Es un hombre joven, de poco más de treinta años. Se llama Joan . Nos va contando las excelencias de la ciudad mientras nos lleva en su taxi camino del hotel. Tiene un acento que no identifico bien en un primer momento. Le pregunto de dónde es y responde que catalán. Lo dice con seguridad y orgullo, y continúa hablando. Coincide con nosotros en que Barcelona es hermosa pero que a los turistas, como casi en todas partes, nos la meten en cuanto pueden. Acabábamos de pagar cinco euros y medio por una cerveza. Abonamos la cuenta y pedimos explicaciones. Nos cuentan que es un acuerdo de precios al que han llegado todos los establecimientos de la zona cercana a la Plaza de San Jaime. Le digo al encargado que eso es ilegal y, con el monedero aflojado pero ufana por la queja, nos acercamos a un taxi. En el interior continuamos la charla a la que Joan se incorpora. Su acento no era catalán en absoluto, era andaluz, un tanto desvirtuado pero andaluz al fin y al cabo.

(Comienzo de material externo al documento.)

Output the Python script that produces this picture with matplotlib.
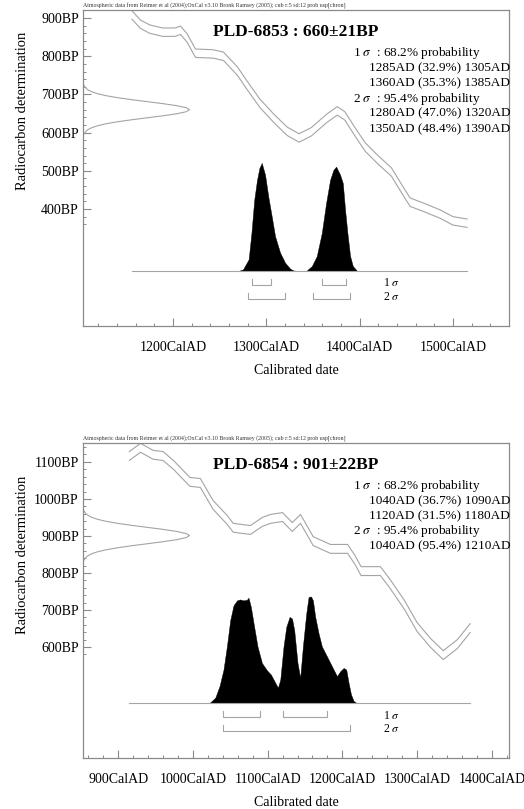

"Pues tú serás catalán como dices, pero tienes acento de Andalucía". Me contesta que va mucho a Granada. No le pregunto más, pero siento tristeza por él. Acababa de negar a su tierra. La historia me la imagino. Hijo de emigrantes, nacido en Barcelona, criado en el acento granadino de sus padres y renovado en el viaje anual al pueblo donde aún viven los abuelos. Sentí tristeza porque al afirmarse categóricamente catalán, sin más explicaciones, pretendió ocultar sus raíces, pero también sentí cierta rabia porque la ocultación significa sentimiento de culpa o vergüenza ¿De qué? ¿de proceder de un lugar que no ofrecía oportunidades y del que hubieron de marchar los padres?

Entiendo que esté agradecido a la tierra que le brindó un porvenir, pero cuando uno niega sus raíces se está negando a si mismo. Somos lo que somos porque los que nos precedieron fueron lo que fueron. Nadie es más que nadie ni ninguna tierra es más que otra.